* start Stored data *

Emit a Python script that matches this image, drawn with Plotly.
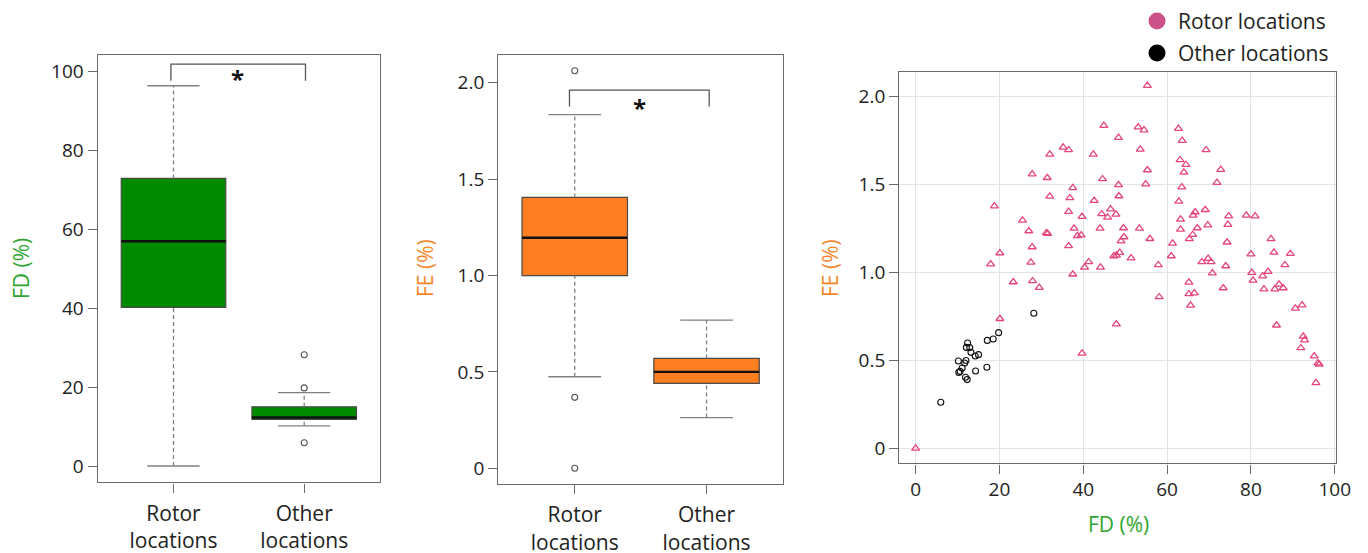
import plotly.graph_objects as go

W, H = 1368, 553

# ---------------- data ----------------
box_positions = [1, 2]
box_labels = ["Rotor<br>locations", "Other<br>locations"]

# FD (%) box statistics: Rotor, Other
fd_q1 = [40.2, 11.8]
fd_median = [57.0, 12.3]
fd_q3 = [72.9, 15.0]
fd_lower = [0.0, 10.2]
fd_upper = [96.4, 18.6]
fd_outlier_pos = [2, 2, 2]
fd_outliers = [28.2, 19.8, 5.9]

# FE (%) box statistics: Rotor, Other
fe_q1 = [0.999, 0.441]
fe_median = [1.196, 0.500]
fe_q3 = [1.405, 0.570]
fe_lower = [0.475, 0.263]
fe_upper = [1.834, 0.769]
fe_outlier_pos = [1, 1, 1]
fe_outliers = [2.062, 0.368, 0.0]

# scatter: rotor locations
rotor_fd = [0.0, 18.8, 17.9, 20.1, 20.1, 23.3, 25.5, 27.0, 27.8, 27.8, 27.5, 27.9, 29.5,
            31.4, 32.0, 32.0, 31.2, 31.5, 35.2, 36.5, 36.5, 36.8, 36.5, 37.5, 37.8, 38.6,
            39.5, 39.7, 37.5, 39.7, 40.3, 41.3, 42.4, 42.6, 44.9, 44.6, 44.4, 44.0, 44.1,
            45.8, 46.5, 47.8, 48.4, 48.4, 48.5, 49.6, 49.7, 49.0, 48.7, 47.3, 47.9, 47.9,
            51.4, 53.1, 54.5, 53.6, 55.3, 55.3, 54.9, 53.4, 55.9, 57.9, 58.1, 61.0, 61.3,
            62.7, 63.6, 63.1, 64.5, 64.0, 63.5, 62.8, 63.2, 63.2, 66.2, 66.7, 66.1, 65.3,
            67.2, 65.2, 65.2, 66.5, 65.6, 69.3, 69.1, 69.7, 68.3, 69.8, 70.5, 70.8, 72.8,
            71.9, 74.7, 74.5, 74.3, 74.0, 73.4, 78.9, 81.0, 80.0, 80.2, 80.5, 82.8, 84.1,
            83.1, 84.8, 85.5, 85.7, 86.7, 87.7, 88.1, 89.4, 86.1, 90.6, 92.2, 92.5, 92.8,
            91.9, 95.1, 96.0, 96.3, 95.5]
rotor_fe = [0.0, 1.378, 1.048, 1.111, 0.737, 0.946, 1.297, 1.236, 1.560, 1.145, 1.058, 0.952, 0.914,
            1.539, 1.433, 1.672, 1.225, 1.221, 1.712, 1.697, 1.346, 1.424, 1.151, 1.481, 1.251, 1.208,
            1.213, 1.318, 0.990, 0.540, 1.029, 1.060, 1.672, 1.409, 1.835, 1.532, 1.333, 1.251, 1.029,
            1.314, 1.361, 1.331, 1.767, 1.498, 1.435, 1.253, 1.202, 1.179, 1.113, 1.094, 1.098, 0.707,
            1.082, 1.827, 1.810, 1.700, 2.063, 1.583, 1.503, 1.251, 1.192, 1.043, 0.861, 1.094, 1.166,
            1.818, 1.750, 1.640, 1.613, 1.570, 1.486, 1.405, 1.302, 1.245, 1.325, 1.344, 1.215, 1.191,
            1.253, 0.944, 0.878, 0.883, 0.813, 1.697, 1.357, 1.270, 1.060, 1.079, 1.060, 0.997, 1.585,
            1.511, 1.321, 1.272, 1.172, 1.037, 0.912, 1.325, 1.321, 1.105, 0.999, 0.955, 0.980, 1.005,
            0.906, 1.191, 1.115, 0.906, 0.933, 0.912, 1.043, 1.107, 0.700, 0.796, 0.815, 0.637, 0.616,
            0.571, 0.525, 0.485, 0.478, 0.372]

# scatter: other locations
other_fd = [6.0, 10.2, 10.3, 10.6, 11.1, 11.7, 12.0, 11.9, 12.3, 12.4, 12.1, 12.9, 13.2,
            14.2, 15.0, 14.3, 17.0, 17.1, 18.5, 19.8, 28.2]
other_fe = [0.262, 0.497, 0.432, 0.438, 0.457, 0.485, 0.500, 0.404, 0.391, 0.599, 0.574, 0.573, 0.546,
            0.525, 0.533, 0.440, 0.461, 0.614, 0.622, 0.658, 0.768]

fd_ticks = [0, 20, 40, 60, 80, 100]
fe_ticks = [0, 0.5, 1.0, 1.5, 2.0]
fe_ticktext = ["0", "0.5", "1.0", "1.5", "2.0"]

legend_names = ["Rotor locations", "Other locations"]

# ---------------- style ----------------
FONT = "Open Sans"
GREEN = "#008A00"
ORANGE = "#FD7F22"
GREEN_TXT = "#2EA52E"
ORANGE_TXT = "#F7862A"
PINK = "#E5457E"
PINK_LEG = "#CC528A"
FRAME = "#6a6a6a"
WHISK = "#808080"
TXT = "#222222"


def px_x(p):
    return p / W


def px_y(p):
    return 1 - p / H


fig = go.Figure()


def add_box_panel(xa, ya, q1, med, q3, lo, hi, opos, ovals, fill):
    wx, wy = [], []
    cx, cy = [], []
    for i, p in enumerate(box_positions):
        wx += [p, p, None, p, p, None]
        wy += [q3[i], hi[i], None, lo[i], q1[i], None]
        cx += [p - 0.2, p + 0.2, None, p - 0.2, p + 0.2, None]
        cy += [hi[i], hi[i], None, lo[i], lo[i], None]
    fig.add_trace(go.Scatter(x=wx, y=wy, mode="lines", xaxis=xa, yaxis=ya,
                             line=dict(color=WHISK, width=1.3, dash="4px,3px"),
                             showlegend=False, hoverinfo="skip"))
    fig.add_trace(go.Scatter(x=cx, y=cy, mode="lines", xaxis=xa, yaxis=ya,
                             line=dict(color=WHISK, width=1.3),
                             showlegend=False, hoverinfo="skip"))
    fig.add_trace(go.Box(x=box_positions, q1=q1, median=med, q3=q3,
                         lowerfence=q1, upperfence=q3, width=0.8,
                         fillcolor=fill, line=dict(color="#4a4a4a", width=1.2),
                         boxpoints=False, xaxis=xa, yaxis=ya,
                         showlegend=False, hoverinfo="skip"))
    mx, my = [], []
    for i, p in enumerate(box_positions):
        mx += [p - 0.4, p + 0.4, None]
        my += [med[i], med[i], None]
    fig.add_trace(go.Scatter(x=mx, y=my, mode="lines", xaxis=xa, yaxis=ya,
                             line=dict(color="#111111", width=2.4),
                             showlegend=False, hoverinfo="skip"))
    fig.add_trace(go.Scatter(x=opos, y=ovals, mode="markers", xaxis=xa, yaxis=ya,
                             marker=dict(symbol="circle-open", size=6, color="#555555",
                                         line=dict(width=1.1)),
                             showlegend=False, hoverinfo="skip"))


add_box_panel("x", "y", fd_q1, fd_median, fd_q3, fd_lower, fd_upper,
              fd_outlier_pos, fd_outliers, GREEN)
add_box_panel("x2", "y2", fe_q1, fe_median, fe_q3, fe_lower, fe_upper,
              fe_outlier_pos, fe_outliers, ORANGE)

# scatter panel
fig.add_trace(go.Scatter(x=rotor_fd, y=rotor_fe, mode="markers", xaxis="x3", yaxis="y3",
                         marker=dict(symbol="triangle-up-open", size=7, color=PINK,
                                     line=dict(width=1.3)),
                         name=legend_names[0], showlegend=False, hoverinfo="skip"))
fig.add_trace(go.Scatter(x=other_fd, y=other_fe, mode="markers", xaxis="x3", yaxis="y3",
                         marker=dict(symbol="circle-open", size=6, color="#111111",
                                     line=dict(width=1.1)),
                         name=legend_names[1], showlegend=False, hoverinfo="skip"))

tickfont = dict(family=FONT, size=19, color=TXT)
common = dict(showline=True, mirror=True, linecolor=FRAME, linewidth=1.4,
              ticks="outside", ticklen=9, tickcolor=FRAME, tickwidth=1.3,
              tickfont=tickfont, zeroline=False, showgrid=False)
catfont = dict(family=FONT, size=21, color=TXT)

fig.update_layout(
    width=W, height=H, autosize=False,
    margin=dict(l=0, r=0, t=0, b=0, autoexpand=False),
    paper_bgcolor="white", plot_bgcolor="white",
    font=dict(family=FONT, color=TXT),
    showlegend=False,
    xaxis=dict(domain=[px_x(97.7), px_x(380)], range=[0.42, 2.58],
               tickvals=box_positions, ticktext=box_labels, ticklabelstandoff=3,
               anchor="y", **{**common, "tickfont": catfont}),
    yaxis=dict(domain=[px_y(482.3), px_y(55)], range=[-4.13, 104.2],
               tickvals=fd_ticks, anchor="x", **common),
    xaxis2=dict(domain=[px_x(498.3), px_x(783)], range=[0.42, 2.58],
                tickvals=box_positions, ticktext=box_labels, ticklabelstandoff=3,
                anchor="y2", **{**common, "tickfont": catfont}),
    yaxis2=dict(domain=[px_y(484), px_y(55)], range=[-0.0814, 2.1437],
                tickvals=fe_ticks, ticktext=fe_ticktext, anchor="x2", **common),
    xaxis3=dict(domain=[px_x(899.3), px_x(1336)], range=[-3.9, 100.3],
                tickvals=fd_ticks, anchor="y3",
                **{**common, "showgrid": True, "gridcolor": "#e3e3e3", "gridwidth": 1}),
    yaxis3=dict(domain=[px_y(463.3), px_y(71.7)], range=[-0.085, 2.142],
                tickvals=fe_ticks, ticktext=fe_ticktext, anchor="x3",
                **{**common, "showgrid": True, "gridcolor": "#e3e3e3", "gridwidth": 1}),
)

# significance brackets
fig.add_shape(type="path", xref="x", yref="y",
              path="M 0.98 97.7 L 0.98 101.9 L 2.01 101.9 L 2.01 97.7",
              line=dict(color="#555555", width=1.3))
fig.add_shape(type="path", xref="x2", yref="y2",
              path="M 0.96 1.876 L 0.96 1.962 L 2.02 1.962 L 2.02 1.876",
              line=dict(color="#555555", width=1.3))

# legend (drawn as symbols + text in paper space)
legend_colors = [PINK_LEG, "#000000"]
legend_rows = [21, 53]
for name, col, row in zip(legend_names, legend_colors, legend_rows):
    fig.add_shape(type="circle", xref="paper", yref="paper",
                  xsizemode="pixel", ysizemode="pixel",
                  xanchor=px_x(1157), yanchor=px_y(row),
                  x0=-8.5, x1=8.5, y0=-8.5, y1=8.5,
                  fillcolor=col, line=dict(width=0))

annotations = [
    dict(x=1.49, y=98.2, xref="x", yref="y", text="<b>*</b>", showarrow=False,
         xanchor="center", yanchor="middle",
         font=dict(family=FONT, size=24, color="#111111")),
    dict(x=1.49, y=1.87, xref="x2", yref="y2", text="<b>*</b>", showarrow=False,
         xanchor="center", yanchor="middle",
         font=dict(family=FONT, size=24, color="#111111")),
    dict(x=px_x(21), y=px_y(269), xref="paper", yref="paper", text="FD (%)",
         xanchor="center", yanchor="middle",
         textangle=-90, showarrow=False, font=dict(family=FONT, size=21, color=GREEN_TXT)),
    dict(x=px_x(425), y=px_y(268), xref="paper", yref="paper", text="FE (%)",
         xanchor="center", yanchor="middle",
         textangle=-90, showarrow=False, font=dict(family=FONT, size=21, color=ORANGE_TXT)),
    dict(x=px_x(830), y=px_y(268), xref="paper", yref="paper", text="FE (%)",
         xanchor="center", yanchor="middle",
         textangle=-90, showarrow=False, font=dict(family=FONT, size=21, color=ORANGE_TXT)),
    dict(x=px_x(1118), y=px_y(524), xref="paper", yref="paper", text="FD (%)",
         xanchor="center", yanchor="middle",
         showarrow=False, font=dict(family=FONT, size=21, color=GREEN_TXT)),
]
for name, row in zip(legend_names, legend_rows):
    annotations.append(dict(x=px_x(1176), y=px_y(row), xref="paper", yref="paper",
                            text=name, xanchor="left", yanchor="middle", showarrow=False,
                            font=dict(family=FONT, size=21, color=TXT)))
fig.update_layout(annotations=annotations)

fig.write_html("out.html", config={"displayModeBar": False, "responsive": False},
               post_script="document.body.style.margin='0px';document.body.style.overflow='hidden';")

* end Stored data *

Copy every line of the listing that includes the string "drawn".

Emit a Python script that matches this image, drawn with Plotly.
# legend (drawn as symbols + text in paper space)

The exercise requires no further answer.